One special Christmas, we were boarding a pregnant Husky. She delivered her 8 pups sometime during Christmas Eve night, and we were welcomed the next morning with 8 Christmas pups! It was our little Christmas miracle.
Christmas is still a special time, but the kids are grown, the boarding isn’t as crazy, and I don’t have to work on that day anymore. I kind of like modern Christmases.

#37 Computers and veterinary medicine- Dec 14, 2017

One of the many things that I proud about Garden Ridge Animal Hospital is that we are computerized, “paper free” (almost), and have been since 1990.  We started off using Apple Macintosh, and switched to Windows in 1997 when I got divorced from my Apple programming ex-husband.  I was lucky to find a small company that does Veterinary Practice Manager Software and could write the custom program to import all the Mac data into Windows, no nothing was lost.  Here it is 20 years later and I am still using that company.

I love computerized records.  I can easily pull up a patient’s medical notes, at any computer, and in seconds I have all the data, instead of hunting down a paper file.  I can easily see all the diagnoses, medicines, food, reactions at a glance. I can type a prescription label for Fido while in the exam room, print it in the pharmacy, and have a nurse fill it without me leaving the room!  It is easy to set a recall to check up on Fluffy.  But the biggest plus is all that data is backed up every night to 3 places.  Backups are wonderful, and rarely have we had to use them when hard drives fail.  Knock on wood.

Last week I had the misfortune to have a hard drive fail on the dedicated computer that runs the business side (emails, Quick books, etc.).  It was NOT the medical side.  I was flummoxed to say the least.  I had to keep telling myself that there were ways around not having the financial and email data while the computer was being replaced.  And since I back up religiously, my data wasn’t really “lost”.   But it has been a pain to look up the dozens of passwords to log onto websites, banks, vendors, email accounts.

My computer is now replaced, working again, and life goes on.  I didn’t want to think of myself as one of those “addicted” to technology, but it sure makes life easier when you can just log on and it remembers all those accounts and passwords.
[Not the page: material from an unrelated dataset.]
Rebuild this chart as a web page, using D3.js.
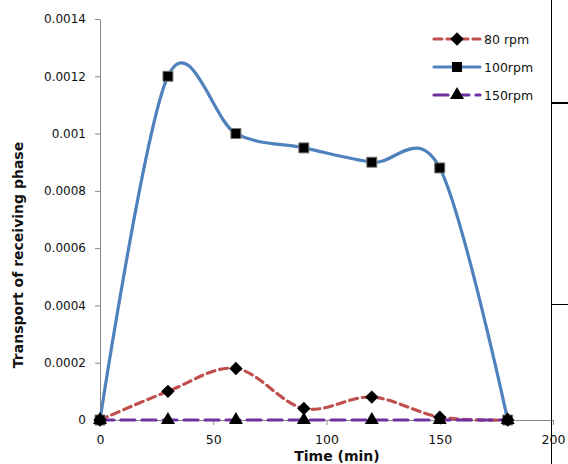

What does this have to do with veterinary medicine?  It is my promise to my clients that their data and their pet’s data are safe and backed up 3 ways.  And if you ever travel, move, or seek specialty referral, it is uber  easy for us to email them or print them out.

As we move into 2018, we may be asking if you would like to share an email or phone number to receive texts instead of postcard reminders.  We tried this a few years ago, and most people didn’t want to share their email.  But times keep changing, and we have many ways to reach out to our pet parents.  So please don’t be offended if we ask you again about emails and phone numbers.  We aren’t selling them.  We just want to reach you in the format you would prefer to be contacted in.